当下最先进的特斯拉FSD芯片,采用的依旧是14纳米制造工艺;而高通的骁龙8已经开始使用4纳米工艺。800万像素是当下汽车摄像头的天花板,而在手机领域,上千万像素已成为标配。
去年9月,由李书福与沈子瑜共同创办的湖北星纪时代科技有限公司与武汉经济技术开发区签署战略合作协议,正式宣布进军手机领域。接近时间,特斯拉被传正在研发一款名为model π的手机,这款手机可以借用星链直接进行卫星通信,不需要地面通信设备的支持便能够自由上网,下载速度高达210mbps,支持太阳能充电、超声波指纹传感器、远程控制车辆等功能,还有脑机连接功能。今年2月,蔚来汽车被曝正在组建手机开发团队。

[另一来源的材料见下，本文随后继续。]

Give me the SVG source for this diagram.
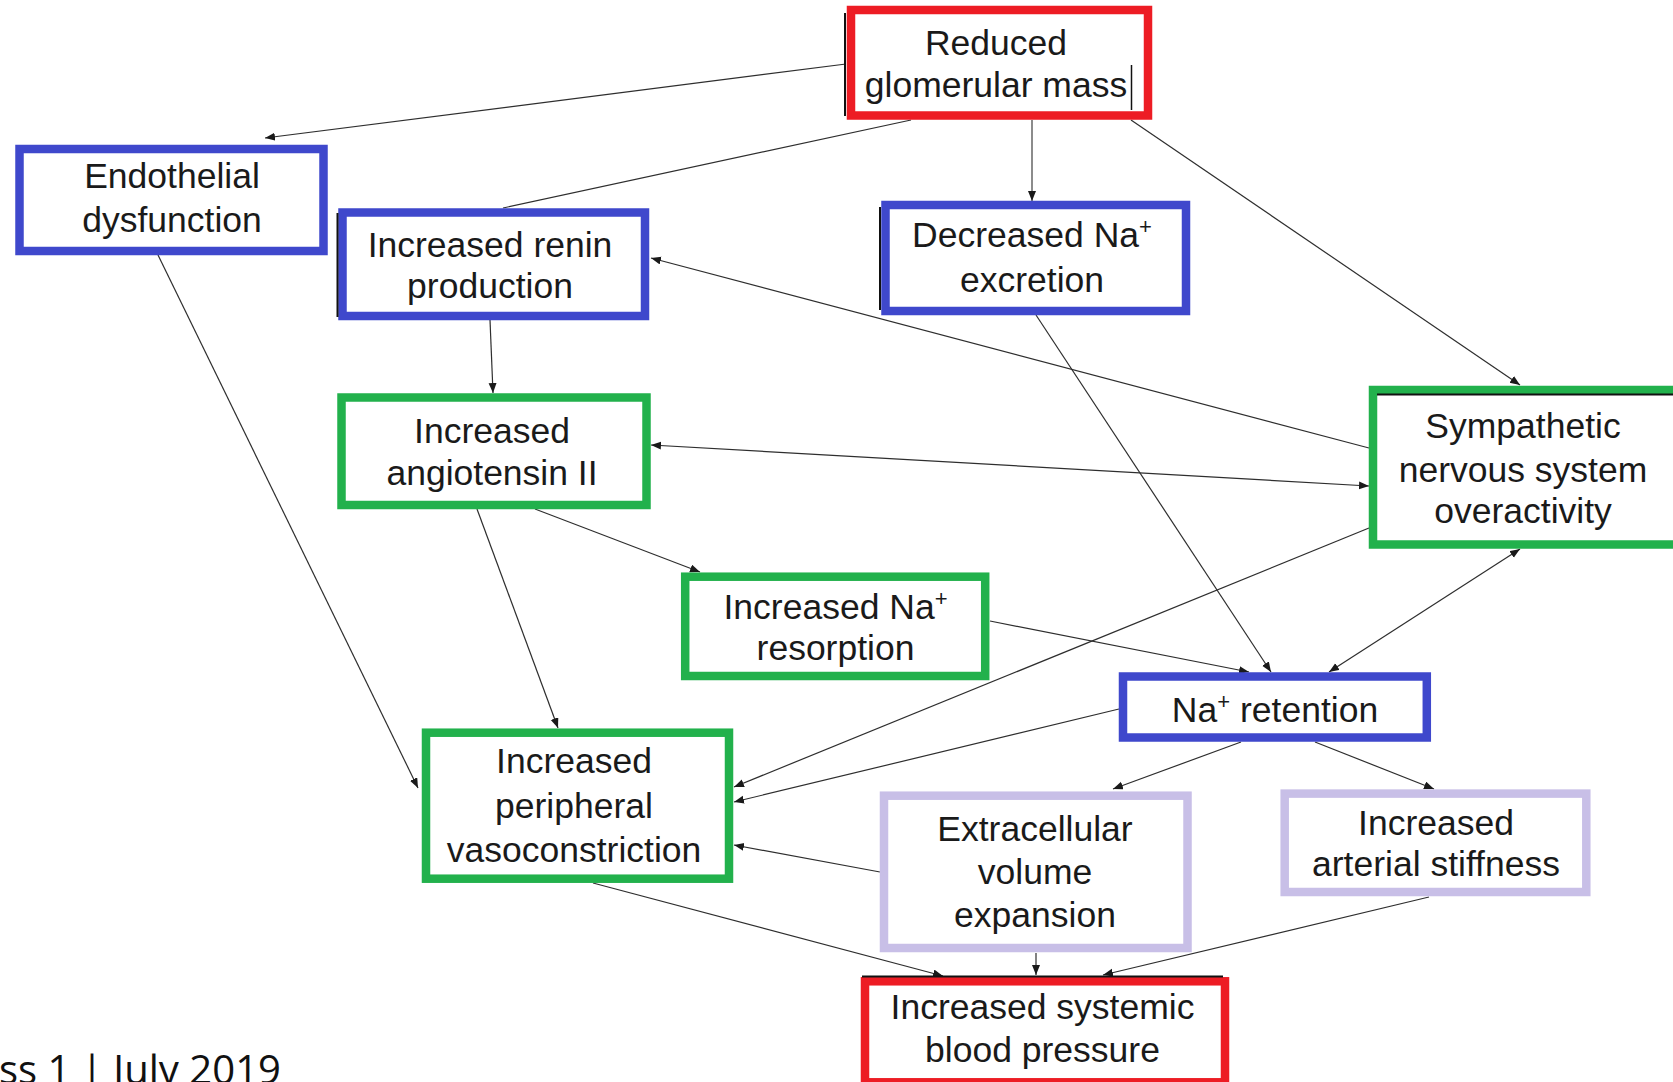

针对汽车公司下场造手机的分析有很多,核心观点在于汽车公司需要打造移动终端的生态闭环,但实质上,这是一场针对软件人才与技术制高点的争夺。
一个显而易见的事实是,在同等营收规模下,科技企业的软件人才要远超于需要兼顾更多硬件的传统车企,在这种情况下,当手机公司下场造智能电动汽车时,在软件领域对传统汽车公司形成了降维打击。
人力上的鸿沟则更让传统车企追赶得颇为艰难。大众汽车以全球2000多亿欧元的营业收入规模,能够支撑起5000人的软件工程师团队。更多的车企很难靠既有的业务规模支撑起大量软件工程师的成本开支,切入手机制造,既是突破软件人才瓶颈的需要,也是进入更高级别消费电子价值链、接触更先进技术与产品的需要。
科技公司对汽车工业的另一个冲击,在于其成本、开发理念和模式的底层逻辑完全不同。传统汽车公司做一个产品要核算成本、测算市场,尽可能把产品线铺满。科技公司讲究针尖刺穿效应,围绕几款核心产品,追求单品爆款。
小米等手机公司习惯于C2B模式,即订单拉动式生产,通过预售制和快速动态响应的供应链响应客户需求,降低需求变动带来的影响。
京东供应链一位人士分析说,C2B预售模式使得小米在供应链的资金流上得到保障,订单信息拉动生产,以需求信息集约化来组织供应链运营,对小米而言实现的几乎是“零库存”,每一动态的库存都属于客户。
订单拖动式生产是所有汽车公司的终极梦想,能够极大程度减少了中间环节的浪费,大幅提升经营质量。但现实中除了丰田汽车,绝大多数车企都无法做到极致的精益生产,更多采取的是计划式做法,通过规模来降低成本和提高竞争力,当销量规模扩张受阻时,为了维持上游的低成本会通过向下游匹配更多促销费用、压库的方式来达成既定目标,这是汽车行业长期以来的矛盾冲突。
相比起蔚来、理想和小鹏汽车,华为、苹果、小米、百度被认为是真正的科技大厂。华为拥有完整的智能电动车生态链技术,百度的自动驾驶研发已经实施了9年,苹果的汽车项目被传将于2024年落地。智能电动车第三阶段的博弈,将从这个时间节点开始,而这也很可能是终局大决战的开启。